What is required: Omit all pictures and transcribe only the lines in the entries below that run from the line with "Recreate this image" through the line with "import plotly.graph_objects as go".

%%

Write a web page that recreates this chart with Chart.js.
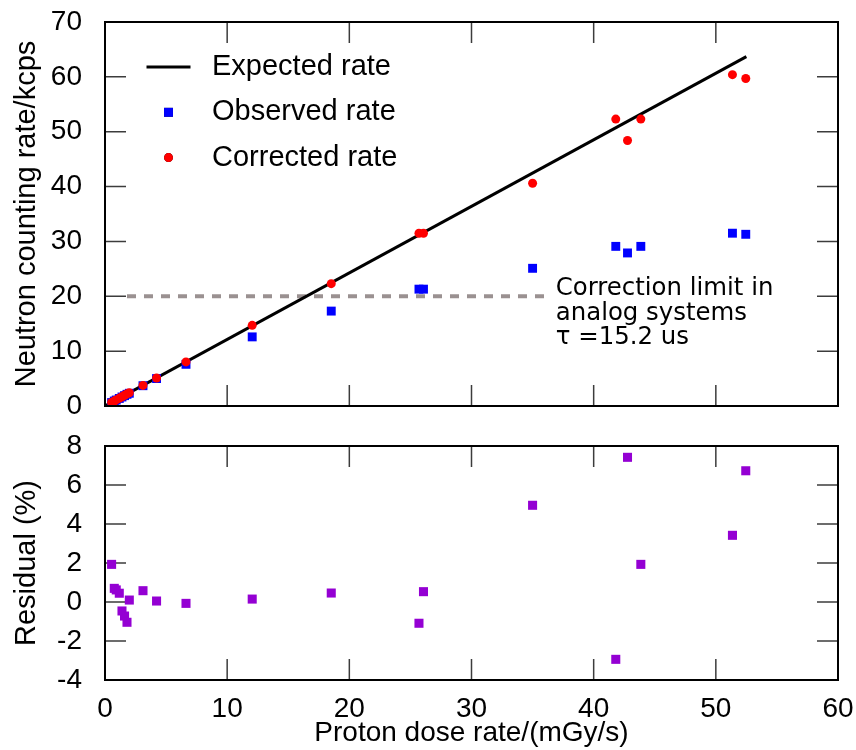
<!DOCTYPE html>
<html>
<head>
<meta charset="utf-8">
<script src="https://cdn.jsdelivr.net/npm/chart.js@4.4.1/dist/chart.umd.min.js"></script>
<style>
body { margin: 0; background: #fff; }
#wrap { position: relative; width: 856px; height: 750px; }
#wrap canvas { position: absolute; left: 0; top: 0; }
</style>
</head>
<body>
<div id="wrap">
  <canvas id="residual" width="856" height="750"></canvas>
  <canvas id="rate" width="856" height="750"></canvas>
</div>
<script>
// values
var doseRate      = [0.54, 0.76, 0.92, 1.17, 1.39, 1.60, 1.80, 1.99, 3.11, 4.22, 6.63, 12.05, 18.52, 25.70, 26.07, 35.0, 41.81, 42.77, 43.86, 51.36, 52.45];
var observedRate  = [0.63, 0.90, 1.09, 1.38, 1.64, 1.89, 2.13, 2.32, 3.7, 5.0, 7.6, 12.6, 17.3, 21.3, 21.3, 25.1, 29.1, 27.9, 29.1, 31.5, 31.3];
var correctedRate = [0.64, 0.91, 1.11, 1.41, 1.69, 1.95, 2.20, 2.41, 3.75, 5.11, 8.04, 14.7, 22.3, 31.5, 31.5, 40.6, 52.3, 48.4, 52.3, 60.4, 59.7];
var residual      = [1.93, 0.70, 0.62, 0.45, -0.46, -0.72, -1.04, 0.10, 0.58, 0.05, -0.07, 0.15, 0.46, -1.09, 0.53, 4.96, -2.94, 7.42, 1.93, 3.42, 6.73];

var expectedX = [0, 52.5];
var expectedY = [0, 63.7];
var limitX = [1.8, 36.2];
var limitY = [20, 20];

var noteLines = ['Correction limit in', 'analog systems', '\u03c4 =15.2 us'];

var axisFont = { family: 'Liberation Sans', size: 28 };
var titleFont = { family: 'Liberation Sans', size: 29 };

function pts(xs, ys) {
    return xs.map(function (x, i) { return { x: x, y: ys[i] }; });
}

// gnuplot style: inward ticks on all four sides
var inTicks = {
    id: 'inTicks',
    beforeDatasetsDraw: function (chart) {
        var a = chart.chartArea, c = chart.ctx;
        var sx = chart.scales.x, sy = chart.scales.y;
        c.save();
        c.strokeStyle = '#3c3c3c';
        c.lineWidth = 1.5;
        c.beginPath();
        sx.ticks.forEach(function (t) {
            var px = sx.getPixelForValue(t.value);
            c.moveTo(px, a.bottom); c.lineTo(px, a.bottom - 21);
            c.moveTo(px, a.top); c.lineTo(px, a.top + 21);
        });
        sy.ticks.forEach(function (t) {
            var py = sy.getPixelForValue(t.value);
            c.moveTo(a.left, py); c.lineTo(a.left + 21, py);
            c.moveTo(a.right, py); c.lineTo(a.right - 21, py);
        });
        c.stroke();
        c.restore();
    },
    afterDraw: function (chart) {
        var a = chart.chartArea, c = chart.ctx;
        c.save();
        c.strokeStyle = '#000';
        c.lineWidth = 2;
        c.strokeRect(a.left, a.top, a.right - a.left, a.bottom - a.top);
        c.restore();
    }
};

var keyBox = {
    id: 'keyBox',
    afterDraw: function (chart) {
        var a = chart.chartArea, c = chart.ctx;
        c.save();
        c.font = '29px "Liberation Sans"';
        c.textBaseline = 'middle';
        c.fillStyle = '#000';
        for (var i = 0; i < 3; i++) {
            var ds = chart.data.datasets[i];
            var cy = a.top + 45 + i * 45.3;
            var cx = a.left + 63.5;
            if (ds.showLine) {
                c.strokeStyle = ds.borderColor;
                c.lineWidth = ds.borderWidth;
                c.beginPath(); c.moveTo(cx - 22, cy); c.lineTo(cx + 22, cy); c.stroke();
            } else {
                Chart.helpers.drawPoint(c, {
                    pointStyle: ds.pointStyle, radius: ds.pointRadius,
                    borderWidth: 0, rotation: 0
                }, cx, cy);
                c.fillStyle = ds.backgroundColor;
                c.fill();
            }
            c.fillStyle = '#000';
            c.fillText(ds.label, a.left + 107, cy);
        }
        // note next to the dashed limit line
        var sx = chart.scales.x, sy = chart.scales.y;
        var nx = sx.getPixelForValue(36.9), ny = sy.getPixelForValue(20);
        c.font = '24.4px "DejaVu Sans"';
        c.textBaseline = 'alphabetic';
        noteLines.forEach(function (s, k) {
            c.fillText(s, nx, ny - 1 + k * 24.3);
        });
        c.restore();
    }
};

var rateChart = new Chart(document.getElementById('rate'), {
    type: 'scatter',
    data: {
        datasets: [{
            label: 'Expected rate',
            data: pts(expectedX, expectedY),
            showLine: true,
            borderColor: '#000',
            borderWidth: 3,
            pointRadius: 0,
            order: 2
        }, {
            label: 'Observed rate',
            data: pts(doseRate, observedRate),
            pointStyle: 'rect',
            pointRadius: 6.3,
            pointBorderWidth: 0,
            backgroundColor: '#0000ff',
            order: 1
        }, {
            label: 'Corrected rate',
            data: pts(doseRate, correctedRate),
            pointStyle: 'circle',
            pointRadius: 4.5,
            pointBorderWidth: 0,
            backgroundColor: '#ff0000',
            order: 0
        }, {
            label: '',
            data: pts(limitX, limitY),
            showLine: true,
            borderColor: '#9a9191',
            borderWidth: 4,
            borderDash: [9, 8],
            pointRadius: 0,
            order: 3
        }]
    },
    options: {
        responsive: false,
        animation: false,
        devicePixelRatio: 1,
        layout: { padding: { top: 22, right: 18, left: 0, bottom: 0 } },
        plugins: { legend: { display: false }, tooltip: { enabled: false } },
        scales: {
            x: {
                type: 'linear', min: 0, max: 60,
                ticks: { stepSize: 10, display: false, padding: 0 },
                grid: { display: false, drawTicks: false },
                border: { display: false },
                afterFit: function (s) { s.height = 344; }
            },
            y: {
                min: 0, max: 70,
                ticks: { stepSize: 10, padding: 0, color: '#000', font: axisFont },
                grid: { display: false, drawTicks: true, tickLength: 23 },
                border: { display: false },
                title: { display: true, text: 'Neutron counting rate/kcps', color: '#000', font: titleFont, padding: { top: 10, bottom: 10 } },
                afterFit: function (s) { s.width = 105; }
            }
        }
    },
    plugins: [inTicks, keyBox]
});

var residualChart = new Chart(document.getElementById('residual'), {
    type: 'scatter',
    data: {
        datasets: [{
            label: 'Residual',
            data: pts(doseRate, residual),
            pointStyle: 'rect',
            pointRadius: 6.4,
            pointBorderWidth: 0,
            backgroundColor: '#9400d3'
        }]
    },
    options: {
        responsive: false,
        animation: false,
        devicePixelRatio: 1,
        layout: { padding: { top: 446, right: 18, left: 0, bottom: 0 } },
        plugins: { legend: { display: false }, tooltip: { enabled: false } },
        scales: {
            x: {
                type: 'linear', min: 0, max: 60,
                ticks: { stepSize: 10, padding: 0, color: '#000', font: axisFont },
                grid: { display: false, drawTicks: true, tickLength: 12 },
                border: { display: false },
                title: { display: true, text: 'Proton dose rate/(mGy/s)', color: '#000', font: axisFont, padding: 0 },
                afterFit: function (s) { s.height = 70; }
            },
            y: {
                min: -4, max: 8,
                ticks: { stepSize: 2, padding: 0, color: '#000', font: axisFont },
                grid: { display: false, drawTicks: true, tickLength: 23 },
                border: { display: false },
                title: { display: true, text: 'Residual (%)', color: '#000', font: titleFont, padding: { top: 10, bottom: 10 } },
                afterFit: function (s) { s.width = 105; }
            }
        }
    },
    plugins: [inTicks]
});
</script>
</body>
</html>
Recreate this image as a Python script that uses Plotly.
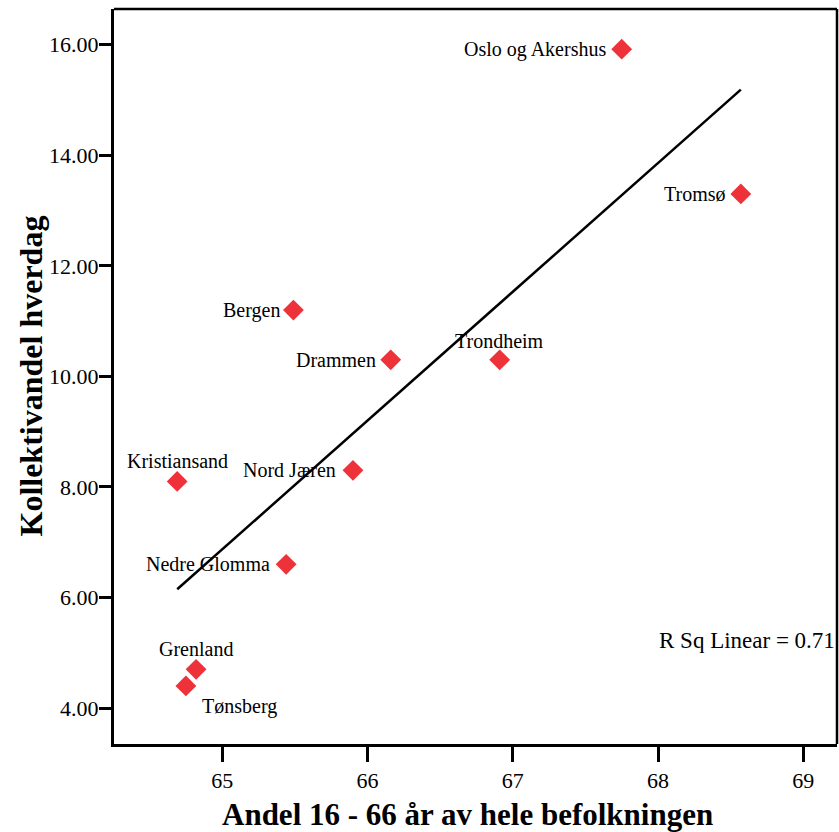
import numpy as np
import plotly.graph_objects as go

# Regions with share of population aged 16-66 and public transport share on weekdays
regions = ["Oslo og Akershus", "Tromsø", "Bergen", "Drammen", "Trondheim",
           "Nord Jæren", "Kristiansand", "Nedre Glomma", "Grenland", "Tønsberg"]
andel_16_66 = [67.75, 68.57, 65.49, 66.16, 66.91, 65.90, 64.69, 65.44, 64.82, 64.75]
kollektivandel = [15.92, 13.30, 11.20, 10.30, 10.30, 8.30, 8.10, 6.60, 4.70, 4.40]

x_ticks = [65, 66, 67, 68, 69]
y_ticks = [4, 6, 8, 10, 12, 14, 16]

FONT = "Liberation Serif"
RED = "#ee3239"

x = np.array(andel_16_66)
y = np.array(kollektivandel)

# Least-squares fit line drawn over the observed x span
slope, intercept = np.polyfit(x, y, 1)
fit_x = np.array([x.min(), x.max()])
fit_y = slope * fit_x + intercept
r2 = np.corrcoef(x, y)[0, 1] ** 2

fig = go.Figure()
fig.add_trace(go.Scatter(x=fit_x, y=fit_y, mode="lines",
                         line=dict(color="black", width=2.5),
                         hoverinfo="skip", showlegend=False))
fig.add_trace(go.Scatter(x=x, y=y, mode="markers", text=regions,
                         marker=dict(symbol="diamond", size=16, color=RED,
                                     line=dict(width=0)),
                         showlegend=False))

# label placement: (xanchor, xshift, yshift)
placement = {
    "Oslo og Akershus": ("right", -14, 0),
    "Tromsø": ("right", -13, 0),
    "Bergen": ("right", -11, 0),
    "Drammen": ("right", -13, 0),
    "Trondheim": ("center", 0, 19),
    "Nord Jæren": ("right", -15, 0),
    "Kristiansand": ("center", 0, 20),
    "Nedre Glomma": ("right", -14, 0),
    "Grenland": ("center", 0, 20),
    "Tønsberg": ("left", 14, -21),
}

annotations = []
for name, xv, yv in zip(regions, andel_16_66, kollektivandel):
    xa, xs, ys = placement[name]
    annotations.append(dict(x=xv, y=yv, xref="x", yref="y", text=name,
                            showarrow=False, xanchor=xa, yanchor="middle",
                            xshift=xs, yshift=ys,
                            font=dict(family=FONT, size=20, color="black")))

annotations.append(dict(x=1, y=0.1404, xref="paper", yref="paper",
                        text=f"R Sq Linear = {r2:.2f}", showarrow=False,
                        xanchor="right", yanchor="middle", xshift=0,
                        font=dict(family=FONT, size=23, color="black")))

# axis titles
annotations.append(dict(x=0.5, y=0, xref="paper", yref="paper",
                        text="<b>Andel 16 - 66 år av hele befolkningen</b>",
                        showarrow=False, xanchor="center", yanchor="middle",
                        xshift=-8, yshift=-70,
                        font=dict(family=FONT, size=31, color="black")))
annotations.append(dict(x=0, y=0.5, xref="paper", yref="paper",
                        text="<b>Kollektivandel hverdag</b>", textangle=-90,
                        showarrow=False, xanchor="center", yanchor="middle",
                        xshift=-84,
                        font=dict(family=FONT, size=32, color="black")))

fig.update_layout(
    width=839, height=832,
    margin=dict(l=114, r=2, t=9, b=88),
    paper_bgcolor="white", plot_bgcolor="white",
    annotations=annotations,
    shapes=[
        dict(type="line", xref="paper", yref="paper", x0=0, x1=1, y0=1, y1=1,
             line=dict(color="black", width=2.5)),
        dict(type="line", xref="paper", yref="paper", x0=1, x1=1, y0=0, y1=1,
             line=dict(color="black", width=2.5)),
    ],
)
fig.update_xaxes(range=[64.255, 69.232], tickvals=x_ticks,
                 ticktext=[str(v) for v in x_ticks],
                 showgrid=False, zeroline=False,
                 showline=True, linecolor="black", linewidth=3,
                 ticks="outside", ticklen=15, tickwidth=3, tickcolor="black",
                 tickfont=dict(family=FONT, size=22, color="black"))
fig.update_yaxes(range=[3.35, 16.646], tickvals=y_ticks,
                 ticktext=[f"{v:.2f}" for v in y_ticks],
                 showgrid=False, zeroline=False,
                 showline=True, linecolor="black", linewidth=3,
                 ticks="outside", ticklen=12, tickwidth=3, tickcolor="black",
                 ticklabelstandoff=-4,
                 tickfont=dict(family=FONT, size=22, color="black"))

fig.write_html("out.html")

%%

Written solution:
Recreate this image as a Python script that uses Plotly.
import numpy as np
import plotly.graph_objects as go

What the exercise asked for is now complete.